#### EXERCISE:
Count lines, not occurrences: report how many lines in the records hold the string "React", and nothing else.

#### MATERIAL SUPPLIED:

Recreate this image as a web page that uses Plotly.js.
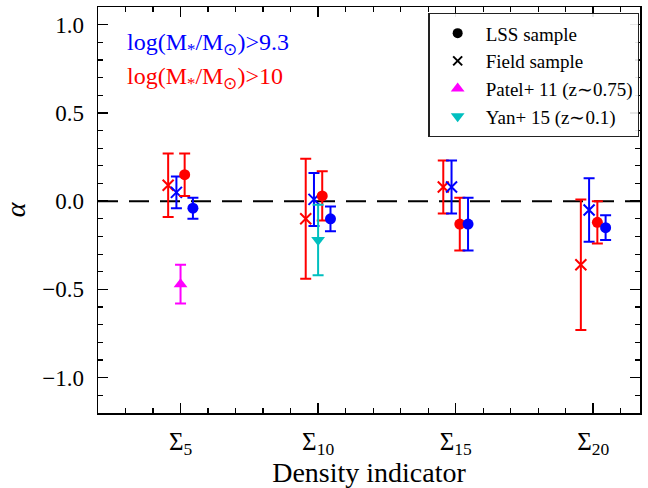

...

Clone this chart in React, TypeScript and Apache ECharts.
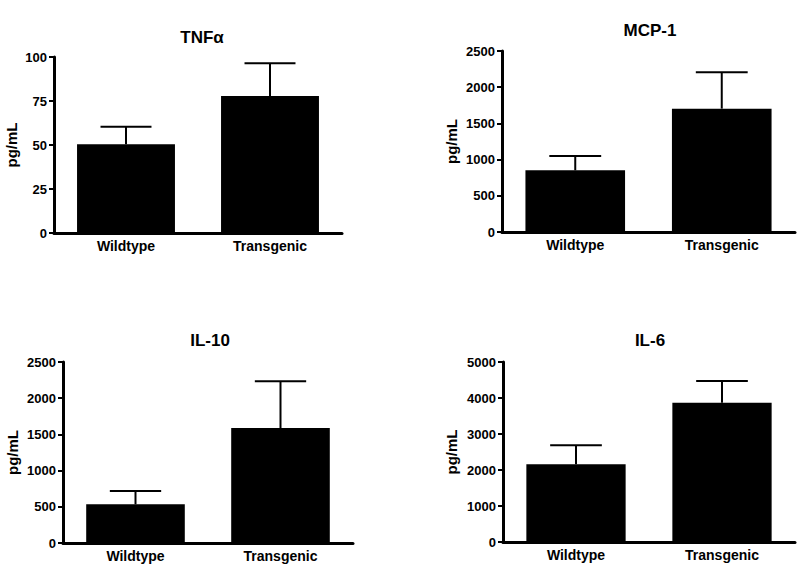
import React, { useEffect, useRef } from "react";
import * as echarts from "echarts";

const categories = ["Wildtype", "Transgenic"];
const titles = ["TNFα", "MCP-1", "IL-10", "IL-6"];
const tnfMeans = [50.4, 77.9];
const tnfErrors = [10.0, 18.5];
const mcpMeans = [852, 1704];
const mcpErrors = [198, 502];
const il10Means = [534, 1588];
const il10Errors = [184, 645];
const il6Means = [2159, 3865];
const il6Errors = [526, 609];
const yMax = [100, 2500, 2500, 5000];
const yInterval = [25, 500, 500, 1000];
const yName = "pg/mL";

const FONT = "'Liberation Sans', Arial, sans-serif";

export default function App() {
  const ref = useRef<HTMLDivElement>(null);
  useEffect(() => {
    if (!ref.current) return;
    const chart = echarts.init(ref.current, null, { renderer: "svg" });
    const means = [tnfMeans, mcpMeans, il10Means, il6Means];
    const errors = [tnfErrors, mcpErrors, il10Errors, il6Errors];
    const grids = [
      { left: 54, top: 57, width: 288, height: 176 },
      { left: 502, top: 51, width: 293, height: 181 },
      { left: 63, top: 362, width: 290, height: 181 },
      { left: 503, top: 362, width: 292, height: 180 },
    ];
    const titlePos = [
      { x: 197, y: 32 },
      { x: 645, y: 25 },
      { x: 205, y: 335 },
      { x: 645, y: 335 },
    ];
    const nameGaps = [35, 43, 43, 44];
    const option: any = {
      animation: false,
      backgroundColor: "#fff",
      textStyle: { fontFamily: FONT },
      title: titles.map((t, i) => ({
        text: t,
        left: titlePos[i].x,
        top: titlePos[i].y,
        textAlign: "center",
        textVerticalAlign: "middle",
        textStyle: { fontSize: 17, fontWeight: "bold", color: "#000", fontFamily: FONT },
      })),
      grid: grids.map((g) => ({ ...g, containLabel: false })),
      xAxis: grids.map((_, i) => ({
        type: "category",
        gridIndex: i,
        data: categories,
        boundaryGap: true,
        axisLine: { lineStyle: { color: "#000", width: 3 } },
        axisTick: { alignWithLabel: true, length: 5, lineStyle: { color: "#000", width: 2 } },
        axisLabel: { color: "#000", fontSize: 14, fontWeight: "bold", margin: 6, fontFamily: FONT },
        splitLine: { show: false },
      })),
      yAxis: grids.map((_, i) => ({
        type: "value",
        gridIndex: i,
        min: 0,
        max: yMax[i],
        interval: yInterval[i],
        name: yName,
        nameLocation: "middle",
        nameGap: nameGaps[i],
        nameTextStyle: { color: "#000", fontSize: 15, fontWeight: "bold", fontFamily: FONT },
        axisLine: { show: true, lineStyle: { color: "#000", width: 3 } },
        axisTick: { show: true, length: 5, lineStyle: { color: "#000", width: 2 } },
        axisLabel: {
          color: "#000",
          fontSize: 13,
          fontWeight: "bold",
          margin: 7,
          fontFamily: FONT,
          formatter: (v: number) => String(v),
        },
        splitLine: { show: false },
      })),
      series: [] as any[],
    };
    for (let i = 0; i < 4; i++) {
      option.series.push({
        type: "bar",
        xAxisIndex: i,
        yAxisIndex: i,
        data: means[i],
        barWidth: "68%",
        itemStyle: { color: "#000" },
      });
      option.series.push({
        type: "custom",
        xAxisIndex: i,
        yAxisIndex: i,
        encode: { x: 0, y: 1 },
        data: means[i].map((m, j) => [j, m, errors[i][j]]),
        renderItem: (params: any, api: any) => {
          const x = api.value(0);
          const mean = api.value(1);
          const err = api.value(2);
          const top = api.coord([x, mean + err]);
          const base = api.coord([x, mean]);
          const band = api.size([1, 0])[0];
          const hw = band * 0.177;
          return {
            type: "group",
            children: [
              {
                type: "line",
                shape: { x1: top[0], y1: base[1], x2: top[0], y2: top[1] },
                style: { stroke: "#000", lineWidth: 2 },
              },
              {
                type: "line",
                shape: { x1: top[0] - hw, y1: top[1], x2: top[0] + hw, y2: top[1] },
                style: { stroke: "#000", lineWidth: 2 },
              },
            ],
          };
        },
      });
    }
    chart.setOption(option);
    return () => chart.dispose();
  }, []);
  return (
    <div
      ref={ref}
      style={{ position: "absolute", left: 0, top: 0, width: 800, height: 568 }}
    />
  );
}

...

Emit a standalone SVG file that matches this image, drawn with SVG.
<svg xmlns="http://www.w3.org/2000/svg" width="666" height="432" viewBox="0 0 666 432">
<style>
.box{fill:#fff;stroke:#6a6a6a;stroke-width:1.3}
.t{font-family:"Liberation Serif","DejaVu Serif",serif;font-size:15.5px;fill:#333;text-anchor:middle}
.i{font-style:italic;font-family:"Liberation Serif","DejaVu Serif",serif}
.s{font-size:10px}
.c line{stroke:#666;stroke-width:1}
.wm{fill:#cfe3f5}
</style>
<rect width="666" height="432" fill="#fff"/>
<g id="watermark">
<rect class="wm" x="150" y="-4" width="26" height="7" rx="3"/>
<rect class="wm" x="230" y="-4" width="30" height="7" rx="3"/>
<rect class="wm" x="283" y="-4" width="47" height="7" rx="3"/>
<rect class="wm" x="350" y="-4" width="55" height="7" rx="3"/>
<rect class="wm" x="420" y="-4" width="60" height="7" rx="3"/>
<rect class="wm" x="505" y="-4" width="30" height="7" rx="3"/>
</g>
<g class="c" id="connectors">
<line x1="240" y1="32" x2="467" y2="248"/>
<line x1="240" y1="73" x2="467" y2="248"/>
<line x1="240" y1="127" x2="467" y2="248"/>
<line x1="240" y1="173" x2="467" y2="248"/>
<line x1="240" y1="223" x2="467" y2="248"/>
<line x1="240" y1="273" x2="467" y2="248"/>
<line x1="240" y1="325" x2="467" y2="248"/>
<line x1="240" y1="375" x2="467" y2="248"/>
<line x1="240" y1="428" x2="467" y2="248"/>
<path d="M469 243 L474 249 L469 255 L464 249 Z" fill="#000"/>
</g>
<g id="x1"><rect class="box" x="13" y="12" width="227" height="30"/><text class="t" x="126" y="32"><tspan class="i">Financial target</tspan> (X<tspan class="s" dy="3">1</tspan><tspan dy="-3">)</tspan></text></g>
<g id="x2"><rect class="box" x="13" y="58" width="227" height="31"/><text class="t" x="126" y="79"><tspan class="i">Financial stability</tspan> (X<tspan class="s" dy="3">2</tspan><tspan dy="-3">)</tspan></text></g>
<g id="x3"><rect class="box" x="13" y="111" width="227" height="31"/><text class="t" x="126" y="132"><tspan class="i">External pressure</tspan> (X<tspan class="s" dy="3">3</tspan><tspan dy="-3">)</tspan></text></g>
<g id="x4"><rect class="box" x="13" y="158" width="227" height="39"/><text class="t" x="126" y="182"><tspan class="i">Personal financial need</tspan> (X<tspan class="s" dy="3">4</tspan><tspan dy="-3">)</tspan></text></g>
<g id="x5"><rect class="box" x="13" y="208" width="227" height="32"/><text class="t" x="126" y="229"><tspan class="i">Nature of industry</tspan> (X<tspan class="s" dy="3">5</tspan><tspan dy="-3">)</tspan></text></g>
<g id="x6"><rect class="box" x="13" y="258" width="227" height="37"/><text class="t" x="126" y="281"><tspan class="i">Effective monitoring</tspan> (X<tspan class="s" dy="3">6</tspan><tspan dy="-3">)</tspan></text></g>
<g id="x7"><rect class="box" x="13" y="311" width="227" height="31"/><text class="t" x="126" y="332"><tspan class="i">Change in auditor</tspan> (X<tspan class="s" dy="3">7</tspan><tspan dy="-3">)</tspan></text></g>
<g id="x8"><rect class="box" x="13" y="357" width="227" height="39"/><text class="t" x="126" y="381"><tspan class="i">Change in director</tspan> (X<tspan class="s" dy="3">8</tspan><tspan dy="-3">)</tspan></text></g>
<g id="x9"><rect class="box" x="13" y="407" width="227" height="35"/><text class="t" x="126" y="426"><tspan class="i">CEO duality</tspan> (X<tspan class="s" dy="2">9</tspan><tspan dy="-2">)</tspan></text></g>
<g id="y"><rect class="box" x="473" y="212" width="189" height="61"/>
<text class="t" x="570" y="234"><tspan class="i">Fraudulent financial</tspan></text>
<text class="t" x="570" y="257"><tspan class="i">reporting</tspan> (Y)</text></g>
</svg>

#### PROBLEM SOLUTION:
2